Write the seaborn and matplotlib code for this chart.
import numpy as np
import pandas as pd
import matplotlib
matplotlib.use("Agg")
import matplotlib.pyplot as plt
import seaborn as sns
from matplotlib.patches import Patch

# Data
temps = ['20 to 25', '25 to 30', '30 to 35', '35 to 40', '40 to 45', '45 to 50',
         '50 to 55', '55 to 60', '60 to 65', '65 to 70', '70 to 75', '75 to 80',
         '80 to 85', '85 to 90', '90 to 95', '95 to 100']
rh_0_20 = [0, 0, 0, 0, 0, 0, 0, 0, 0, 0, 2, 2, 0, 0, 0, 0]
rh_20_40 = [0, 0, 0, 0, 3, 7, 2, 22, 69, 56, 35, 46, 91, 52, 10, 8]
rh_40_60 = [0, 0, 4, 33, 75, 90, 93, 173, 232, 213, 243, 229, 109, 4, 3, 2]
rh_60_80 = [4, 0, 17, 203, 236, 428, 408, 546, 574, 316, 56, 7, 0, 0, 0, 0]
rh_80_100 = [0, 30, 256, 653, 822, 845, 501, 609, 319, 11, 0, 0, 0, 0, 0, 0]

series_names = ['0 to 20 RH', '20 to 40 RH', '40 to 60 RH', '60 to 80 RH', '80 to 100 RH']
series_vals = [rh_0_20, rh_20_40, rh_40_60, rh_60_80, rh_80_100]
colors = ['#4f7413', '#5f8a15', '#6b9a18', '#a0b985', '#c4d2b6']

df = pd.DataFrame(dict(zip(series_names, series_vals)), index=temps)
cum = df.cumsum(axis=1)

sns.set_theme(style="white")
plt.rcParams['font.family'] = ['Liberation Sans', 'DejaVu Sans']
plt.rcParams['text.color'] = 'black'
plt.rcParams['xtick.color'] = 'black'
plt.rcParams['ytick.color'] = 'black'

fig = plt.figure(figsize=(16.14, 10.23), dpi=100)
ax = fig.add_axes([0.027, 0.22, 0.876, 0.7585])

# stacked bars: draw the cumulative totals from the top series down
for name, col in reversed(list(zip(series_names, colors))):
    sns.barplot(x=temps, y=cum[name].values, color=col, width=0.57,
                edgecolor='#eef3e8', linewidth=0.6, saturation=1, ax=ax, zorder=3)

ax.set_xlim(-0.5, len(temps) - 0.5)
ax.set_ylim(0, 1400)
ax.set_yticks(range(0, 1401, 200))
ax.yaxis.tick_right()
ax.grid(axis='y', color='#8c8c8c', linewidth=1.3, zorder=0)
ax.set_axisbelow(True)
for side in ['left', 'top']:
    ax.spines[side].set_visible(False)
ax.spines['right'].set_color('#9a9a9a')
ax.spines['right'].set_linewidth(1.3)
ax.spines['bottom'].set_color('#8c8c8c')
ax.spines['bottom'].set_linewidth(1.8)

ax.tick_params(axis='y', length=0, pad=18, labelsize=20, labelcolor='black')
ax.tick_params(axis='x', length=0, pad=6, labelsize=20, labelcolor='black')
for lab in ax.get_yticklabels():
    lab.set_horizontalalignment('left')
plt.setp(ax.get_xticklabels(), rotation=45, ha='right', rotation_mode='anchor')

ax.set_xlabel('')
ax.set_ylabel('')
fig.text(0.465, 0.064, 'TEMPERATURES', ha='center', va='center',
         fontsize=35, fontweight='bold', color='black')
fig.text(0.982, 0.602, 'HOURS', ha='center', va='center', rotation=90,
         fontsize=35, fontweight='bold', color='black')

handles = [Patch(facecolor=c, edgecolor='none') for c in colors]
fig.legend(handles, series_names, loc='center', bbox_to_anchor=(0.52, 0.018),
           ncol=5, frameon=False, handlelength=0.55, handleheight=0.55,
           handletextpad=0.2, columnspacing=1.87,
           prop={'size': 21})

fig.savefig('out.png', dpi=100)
================
» TASK:
Please reproduce each line exactly as written.

» EXERCISE RESPONSE:
Write the seaborn and matplotlib code for this chart.
import numpy as np
import pandas as pd
import matplotlib
matplotlib.use("Agg")
import matplotlib.pyplot as plt
import seaborn as sns
from matplotlib.patches import Patch

# Data
temps = ['20 to 25', '25 to 30', '30 to 35', '35 to 40', '40 to 45', '45 to 50',
         '50 to 55', '55 to 60', '60 to 65', '65 to 70', '70 to 75', '75 to 80',
         '80 to 85', '85 to 90', '90 to 95', '95 to 100']
rh_0_20 = [0, 0, 0, 0, 0, 0, 0, 0, 0, 0, 2, 2, 0, 0, 0, 0]
rh_20_40 = [0, 0, 0, 0, 3, 7, 2, 22, 69, 56, 35, 46, 91, 52, 10, 8]
rh_40_60 = [0, 0, 4, 33, 75, 90, 93, 173, 232, 213, 243, 229, 109, 4, 3, 2]
rh_60_80 = [4, 0, 17, 203, 236, 428, 408, 546, 574, 316, 56, 7, 0, 0, 0, 0]
rh_80_100 = [0, 30, 256, 653, 822, 845, 501, 609, 319, 11, 0, 0, 0, 0, 0, 0]

series_names = ['0 to 20 RH', '20 to 40 RH', '40 to 60 RH', '60 to 80 RH', '80 to 100 RH']
series_vals = [rh_0_20, rh_20_40, rh_40_60, rh_60_80, rh_80_100]
colors = ['#4f7413', '#5f8a15', '#6b9a18', '#a0b985', '#c4d2b6']

df = pd.DataFrame(dict(zip(series_names, series_vals)), index=temps)
cum = df.cumsum(axis=1)

sns.set_theme(style="white")
plt.rcParams['font.family'] = ['Liberation Sans', 'DejaVu Sans']
plt.rcParams['text.color'] = 'black'
plt.rcParams['xtick.color'] = 'black'
plt.rcParams['ytick.color'] = 'black'

fig = plt.figure(figsize=(16.14, 10.23), dpi=100)
ax = fig.add_axes([0.027, 0.22, 0.876, 0.7585])

# stacked bars: draw the cumulative totals from the top series down
for name, col in reversed(list(zip(series_names, colors))):
    sns.barplot(x=temps, y=cum[name].values, color=col, width=0.57,
                edgecolor='#eef3e8', linewidth=0.6, saturation=1, ax=ax, zorder=3)

ax.set_xlim(-0.5, len(temps) - 0.5)
ax.set_ylim(0, 1400)
ax.set_yticks(range(0, 1401, 200))
ax.yaxis.tick_right()
ax.grid(axis='y', color='#8c8c8c', linewidth=1.3, zorder=0)
ax.set_axisbelow(True)
for side in ['left', 'top']:
    ax.spines[side].set_visible(False)
ax.spines['right'].set_color('#9a9a9a')
ax.spines['right'].set_linewidth(1.3)
ax.spines['bottom'].set_color('#8c8c8c')
ax.spines['bottom'].set_linewidth(1.8)

ax.tick_params(axis='y', length=0, pad=18, labelsize=20, labelcolor='black')
ax.tick_params(axis='x', length=0, pad=6, labelsize=20, labelcolor='black')
for lab in ax.get_yticklabels():
    lab.set_horizontalalignment('left')
plt.setp(ax.get_xticklabels(), rotation=45, ha='right', rotation_mode='anchor')

ax.set_xlabel('')
ax.set_ylabel('')
fig.text(0.465, 0.064, 'TEMPERATURES', ha='center', va='center',
         fontsize=35, fontweight='bold', color='black')
fig.text(0.982, 0.602, 'HOURS', ha='center', va='center', rotation=90,
         fontsize=35, fontweight='bold', color='black')

handles = [Patch(facecolor=c, edgecolor='none') for c in colors]
fig.legend(handles, series_names, loc='center', bbox_to_anchor=(0.52, 0.018),
           ncol=5, frameon=False, handlelength=0.55, handleheight=0.55,
           handletextpad=0.2, columnspacing=1.87,
           prop={'size': 21})

fig.savefig('out.png', dpi=100)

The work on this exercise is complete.